(Records from a data collection)
========

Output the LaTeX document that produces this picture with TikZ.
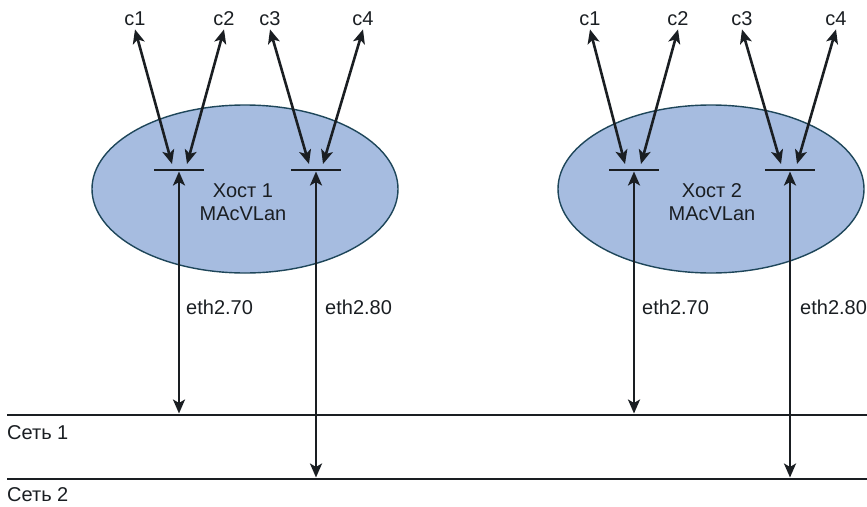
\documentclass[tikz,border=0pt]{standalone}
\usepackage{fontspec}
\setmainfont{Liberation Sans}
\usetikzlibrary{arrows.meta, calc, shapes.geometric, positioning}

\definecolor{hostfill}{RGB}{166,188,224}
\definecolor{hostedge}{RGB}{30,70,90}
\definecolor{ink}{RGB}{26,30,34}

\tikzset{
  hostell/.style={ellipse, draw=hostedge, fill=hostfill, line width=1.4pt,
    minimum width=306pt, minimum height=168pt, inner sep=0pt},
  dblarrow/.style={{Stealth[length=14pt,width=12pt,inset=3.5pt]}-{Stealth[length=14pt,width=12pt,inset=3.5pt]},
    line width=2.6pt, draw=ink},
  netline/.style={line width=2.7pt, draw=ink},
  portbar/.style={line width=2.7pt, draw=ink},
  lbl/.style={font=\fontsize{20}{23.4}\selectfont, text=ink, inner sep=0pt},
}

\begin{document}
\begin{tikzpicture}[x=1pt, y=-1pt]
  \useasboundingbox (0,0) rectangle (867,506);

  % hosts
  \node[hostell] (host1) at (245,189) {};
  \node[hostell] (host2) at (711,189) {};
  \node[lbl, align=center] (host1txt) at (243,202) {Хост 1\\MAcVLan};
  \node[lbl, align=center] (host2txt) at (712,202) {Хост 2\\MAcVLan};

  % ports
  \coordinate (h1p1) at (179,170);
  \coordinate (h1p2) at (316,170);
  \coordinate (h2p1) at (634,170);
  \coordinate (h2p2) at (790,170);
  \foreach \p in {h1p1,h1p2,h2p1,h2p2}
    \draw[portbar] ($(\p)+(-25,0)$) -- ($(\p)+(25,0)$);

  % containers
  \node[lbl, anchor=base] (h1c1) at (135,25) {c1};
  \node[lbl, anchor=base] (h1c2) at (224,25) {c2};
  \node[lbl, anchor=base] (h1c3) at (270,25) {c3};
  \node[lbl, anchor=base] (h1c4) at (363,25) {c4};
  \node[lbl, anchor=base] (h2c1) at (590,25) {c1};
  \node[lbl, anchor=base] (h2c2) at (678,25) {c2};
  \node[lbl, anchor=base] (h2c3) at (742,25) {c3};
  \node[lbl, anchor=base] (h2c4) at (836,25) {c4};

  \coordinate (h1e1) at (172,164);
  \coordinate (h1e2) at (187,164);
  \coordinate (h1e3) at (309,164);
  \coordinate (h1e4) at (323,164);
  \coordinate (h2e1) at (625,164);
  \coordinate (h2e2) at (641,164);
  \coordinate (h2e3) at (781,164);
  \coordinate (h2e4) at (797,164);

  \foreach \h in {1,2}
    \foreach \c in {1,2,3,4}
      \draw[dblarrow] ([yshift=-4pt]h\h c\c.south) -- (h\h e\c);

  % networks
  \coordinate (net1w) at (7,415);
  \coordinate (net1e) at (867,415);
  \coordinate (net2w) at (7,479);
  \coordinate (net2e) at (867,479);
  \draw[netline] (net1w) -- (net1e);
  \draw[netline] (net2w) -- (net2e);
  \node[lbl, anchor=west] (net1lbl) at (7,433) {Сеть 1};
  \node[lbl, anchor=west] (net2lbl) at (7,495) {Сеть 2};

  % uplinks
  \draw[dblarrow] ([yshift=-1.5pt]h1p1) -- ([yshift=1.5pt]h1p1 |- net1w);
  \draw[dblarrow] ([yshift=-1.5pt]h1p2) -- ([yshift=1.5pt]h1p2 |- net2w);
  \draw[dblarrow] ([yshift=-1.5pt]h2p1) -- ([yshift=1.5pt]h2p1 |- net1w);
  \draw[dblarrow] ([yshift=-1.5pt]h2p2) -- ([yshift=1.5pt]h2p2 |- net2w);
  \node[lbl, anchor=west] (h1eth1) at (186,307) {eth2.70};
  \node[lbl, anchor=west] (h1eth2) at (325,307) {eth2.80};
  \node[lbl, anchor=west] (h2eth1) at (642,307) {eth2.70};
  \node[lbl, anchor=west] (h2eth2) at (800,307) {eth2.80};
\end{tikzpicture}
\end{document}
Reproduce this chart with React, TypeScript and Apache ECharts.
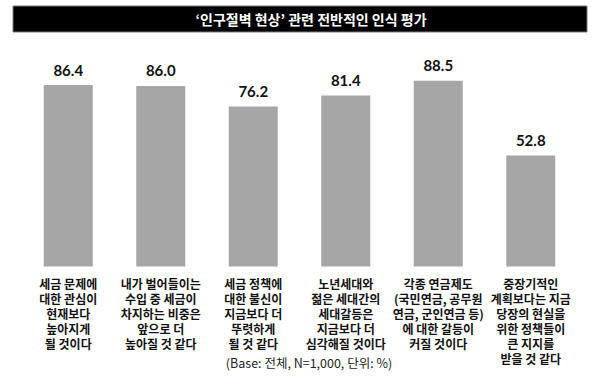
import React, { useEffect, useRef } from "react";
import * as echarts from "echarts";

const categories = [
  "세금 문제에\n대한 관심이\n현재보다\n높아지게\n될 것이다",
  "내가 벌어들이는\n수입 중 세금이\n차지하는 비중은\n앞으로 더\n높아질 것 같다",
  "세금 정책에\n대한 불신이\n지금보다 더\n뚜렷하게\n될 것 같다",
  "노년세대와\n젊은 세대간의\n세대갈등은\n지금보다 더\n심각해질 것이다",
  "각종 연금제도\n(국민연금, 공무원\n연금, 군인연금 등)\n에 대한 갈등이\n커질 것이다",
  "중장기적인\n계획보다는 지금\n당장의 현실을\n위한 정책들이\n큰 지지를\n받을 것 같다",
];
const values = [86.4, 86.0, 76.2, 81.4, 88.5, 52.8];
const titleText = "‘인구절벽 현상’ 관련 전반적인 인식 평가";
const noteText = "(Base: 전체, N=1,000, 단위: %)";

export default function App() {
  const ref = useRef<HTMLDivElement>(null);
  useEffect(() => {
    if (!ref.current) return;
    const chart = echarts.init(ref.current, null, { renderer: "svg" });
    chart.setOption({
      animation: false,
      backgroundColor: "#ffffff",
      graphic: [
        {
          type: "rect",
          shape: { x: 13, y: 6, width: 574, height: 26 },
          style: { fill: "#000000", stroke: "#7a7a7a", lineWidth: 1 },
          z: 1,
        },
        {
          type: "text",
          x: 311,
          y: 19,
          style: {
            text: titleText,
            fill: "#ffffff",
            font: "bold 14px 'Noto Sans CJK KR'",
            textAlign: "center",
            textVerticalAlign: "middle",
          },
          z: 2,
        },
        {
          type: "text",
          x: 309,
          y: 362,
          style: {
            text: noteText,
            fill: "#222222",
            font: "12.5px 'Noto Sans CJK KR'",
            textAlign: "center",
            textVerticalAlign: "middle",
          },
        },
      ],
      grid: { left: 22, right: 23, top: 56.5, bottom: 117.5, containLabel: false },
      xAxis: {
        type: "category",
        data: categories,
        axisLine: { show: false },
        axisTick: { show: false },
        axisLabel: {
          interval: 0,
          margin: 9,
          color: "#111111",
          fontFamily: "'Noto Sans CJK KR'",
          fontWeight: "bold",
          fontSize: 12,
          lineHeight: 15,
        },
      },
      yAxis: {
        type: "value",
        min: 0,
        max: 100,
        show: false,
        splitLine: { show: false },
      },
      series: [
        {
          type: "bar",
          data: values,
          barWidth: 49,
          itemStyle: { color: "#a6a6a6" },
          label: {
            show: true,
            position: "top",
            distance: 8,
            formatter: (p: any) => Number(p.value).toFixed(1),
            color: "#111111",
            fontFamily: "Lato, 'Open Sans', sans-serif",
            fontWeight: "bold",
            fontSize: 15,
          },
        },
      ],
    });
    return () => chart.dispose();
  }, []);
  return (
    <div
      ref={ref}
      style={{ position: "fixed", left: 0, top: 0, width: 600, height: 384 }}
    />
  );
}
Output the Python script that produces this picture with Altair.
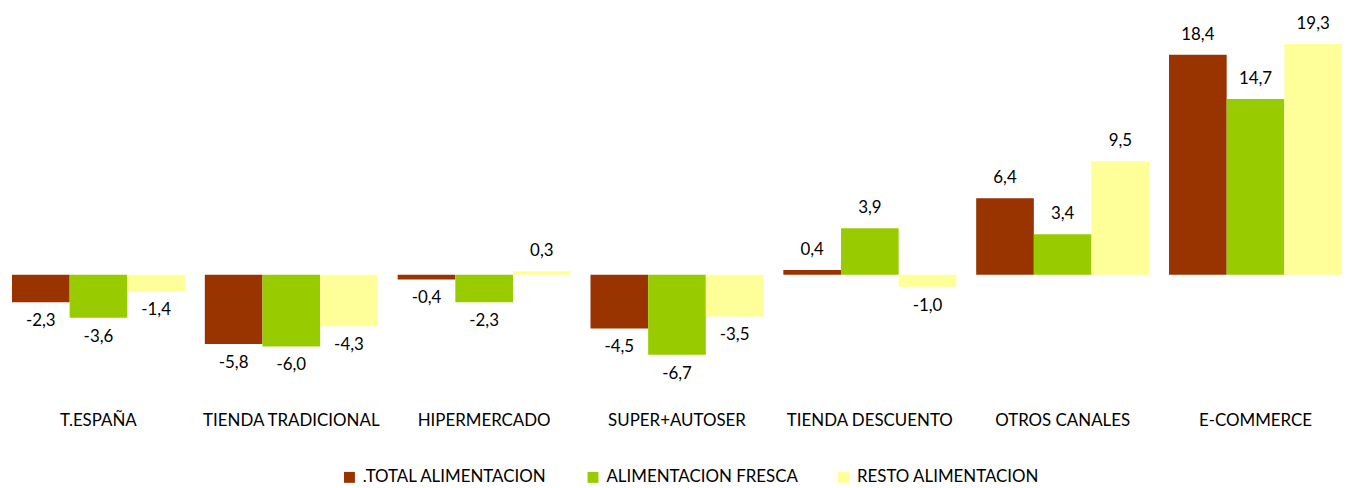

========

*YOUR GOAL:* Without including any pictures, output all the entries above exactly.

*SOLVED EXERCISE:*
Output the LaTeX document that produces this picture with TikZ.
\documentclass[tikz,border=0pt]{standalone}
\usepackage{fontspec}
\setmainfont{Liberation Sans}
\usetikzlibrary{arrows.meta, calc, shapes.geometric, positioning}

\definecolor{hostfill}{RGB}{166,188,224}
\definecolor{hostedge}{RGB}{30,70,90}
\definecolor{ink}{RGB}{26,30,34}

\tikzset{
  hostell/.style={ellipse, draw=hostedge, fill=hostfill, line width=1.4pt,
    minimum width=306pt, minimum height=168pt, inner sep=0pt},
  dblarrow/.style={{Stealth[length=14pt,width=12pt,inset=3.5pt]}-{Stealth[length=14pt,width=12pt,inset=3.5pt]},
    line width=2.6pt, draw=ink},
  netline/.style={line width=2.7pt, draw=ink},
  portbar/.style={line width=2.7pt, draw=ink},
  lbl/.style={font=\fontsize{20}{23.4}\selectfont, text=ink, inner sep=0pt},
}

\begin{document}
\begin{tikzpicture}[x=1pt, y=-1pt]
  \useasboundingbox (0,0) rectangle (867,506);

  % hosts
  \node[hostell] (host1) at (245,189) {};
  \node[hostell] (host2) at (711,189) {};
  \node[lbl, align=center] (host1txt) at (243,202) {Хост 1\\MAcVLan};
  \node[lbl, align=center] (host2txt) at (712,202) {Хост 2\\MAcVLan};

  % ports
  \coordinate (h1p1) at (179,170);
  \coordinate (h1p2) at (316,170);
  \coordinate (h2p1) at (634,170);
  \coordinate (h2p2) at (790,170);
  \foreach \p in {h1p1,h1p2,h2p1,h2p2}
    \draw[portbar] ($(\p)+(-25,0)$) -- ($(\p)+(25,0)$);

  % containers
  \node[lbl, anchor=base] (h1c1) at (135,25) {c1};
  \node[lbl, anchor=base] (h1c2) at (224,25) {c2};
  \node[lbl, anchor=base] (h1c3) at (270,25) {c3};
  \node[lbl, anchor=base] (h1c4) at (363,25) {c4};
  \node[lbl, anchor=base] (h2c1) at (590,25) {c1};
  \node[lbl, anchor=base] (h2c2) at (678,25) {c2};
  \node[lbl, anchor=base] (h2c3) at (742,25) {c3};
  \node[lbl, anchor=base] (h2c4) at (836,25) {c4};

  \coordinate (h1e1) at (172,164);
  \coordinate (h1e2) at (187,164);
  \coordinate (h1e3) at (309,164);
  \coordinate (h1e4) at (323,164);
  \coordinate (h2e1) at (625,164);
  \coordinate (h2e2) at (641,164);
  \coordinate (h2e3) at (781,164);
  \coordinate (h2e4) at (797,164);

  \foreach \h in {1,2}
    \foreach \c in {1,2,3,4}
      \draw[dblarrow] ([yshift=-4pt]h\h c\c.south) -- (h\h e\c);

  % networks
  \coordinate (net1w) at (7,415);
  \coordinate (net1e) at (867,415);
  \coordinate (net2w) at (7,479);
  \coordinate (net2e) at (867,479);
  \draw[netline] (net1w) -- (net1e);
  \draw[netline] (net2w) -- (net2e);
  \node[lbl, anchor=west] (net1lbl) at (7,433) {Сеть 1};
  \node[lbl, anchor=west] (net2lbl) at (7,495) {Сеть 2};

  % uplinks
  \draw[dblarrow] ([yshift=-1.5pt]h1p1) -- ([yshift=1.5pt]h1p1 |- net1w);
  \draw[dblarrow] ([yshift=-1.5pt]h1p2) -- ([yshift=1.5pt]h1p2 |- net2w);
  \draw[dblarrow] ([yshift=-1.5pt]h2p1) -- ([yshift=1.5pt]h2p1 |- net1w);
  \draw[dblarrow] ([yshift=-1.5pt]h2p2) -- ([yshift=1.5pt]h2p2 |- net2w);
  \node[lbl, anchor=west] (h1eth1) at (186,307) {eth2.70};
  \node[lbl, anchor=west] (h1eth2) at (325,307) {eth2.80};
  \node[lbl, anchor=west] (h2eth1) at (642,307) {eth2.70};
  \node[lbl, anchor=west] (h2eth2) at (800,307) {eth2.80};
\end{tikzpicture}
\end{document}
Reproduce this chart with React, TypeScript and Apache ECharts.
import React, { useEffect, useRef } from "react";
import * as echarts from "echarts";

const categories = [
  "세금 문제에\n대한 관심이\n현재보다\n높아지게\n될 것이다",
  "내가 벌어들이는\n수입 중 세금이\n차지하는 비중은\n앞으로 더\n높아질 것 같다",
  "세금 정책에\n대한 불신이\n지금보다 더\n뚜렷하게\n될 것 같다",
  "노년세대와\n젊은 세대간의\n세대갈등은\n지금보다 더\n심각해질 것이다",
  "각종 연금제도\n(국민연금, 공무원\n연금, 군인연금 등)\n에 대한 갈등이\n커질 것이다",
  "중장기적인\n계획보다는 지금\n당장의 현실을\n위한 정책들이\n큰 지지를\n받을 것 같다",
];
const values = [86.4, 86.0, 76.2, 81.4, 88.5, 52.8];
const titleText = "‘인구절벽 현상’ 관련 전반적인 인식 평가";
const noteText = "(Base: 전체, N=1,000, 단위: %)";

export default function App() {
  const ref = useRef<HTMLDivElement>(null);
  useEffect(() => {
    if (!ref.current) return;
    const chart = echarts.init(ref.current, null, { renderer: "svg" });
    chart.setOption({
      animation: false,
      backgroundColor: "#ffffff",
      graphic: [
        {
          type: "rect",
          shape: { x: 13, y: 6, width: 574, height: 26 },
          style: { fill: "#000000", stroke: "#7a7a7a", lineWidth: 1 },
          z: 1,
        },
        {
          type: "text",
          x: 311,
          y: 19,
          style: {
            text: titleText,
            fill: "#ffffff",
            font: "bold 14px 'Noto Sans CJK KR'",
            textAlign: "center",
            textVerticalAlign: "middle",
          },
          z: 2,
        },
        {
          type: "text",
          x: 309,
          y: 362,
          style: {
            text: noteText,
            fill: "#222222",
            font: "12.5px 'Noto Sans CJK KR'",
            textAlign: "center",
            textVerticalAlign: "middle",
          },
        },
      ],
      grid: { left: 22, right: 23, top: 56.5, bottom: 117.5, containLabel: false },
      xAxis: {
        type: "category",
        data: categories,
        axisLine: { show: false },
        axisTick: { show: false },
        axisLabel: {
          interval: 0,
          margin: 9,
          color: "#111111",
          fontFamily: "'Noto Sans CJK KR'",
          fontWeight: "bold",
          fontSize: 12,
          lineHeight: 15,
        },
      },
      yAxis: {
        type: "value",
        min: 0,
        max: 100,
        show: false,
        splitLine: { show: false },
      },
      series: [
        {
          type: "bar",
          data: values,
          barWidth: 49,
          itemStyle: { color: "#a6a6a6" },
          label: {
            show: true,
            position: "top",
            distance: 8,
            formatter: (p: any) => Number(p.value).toFixed(1),
            color: "#111111",
            fontFamily: "Lato, 'Open Sans', sans-serif",
            fontWeight: "bold",
            fontSize: 15,
          },
        },
      ],
    });
    return () => chart.dispose();
  }, []);
  return (
    <div
      ref={ref}
      style={{ position: "fixed", left: 0, top: 0, width: 600, height: 384 }}
    />
  );
}
Output the Python script that produces this picture with Altair.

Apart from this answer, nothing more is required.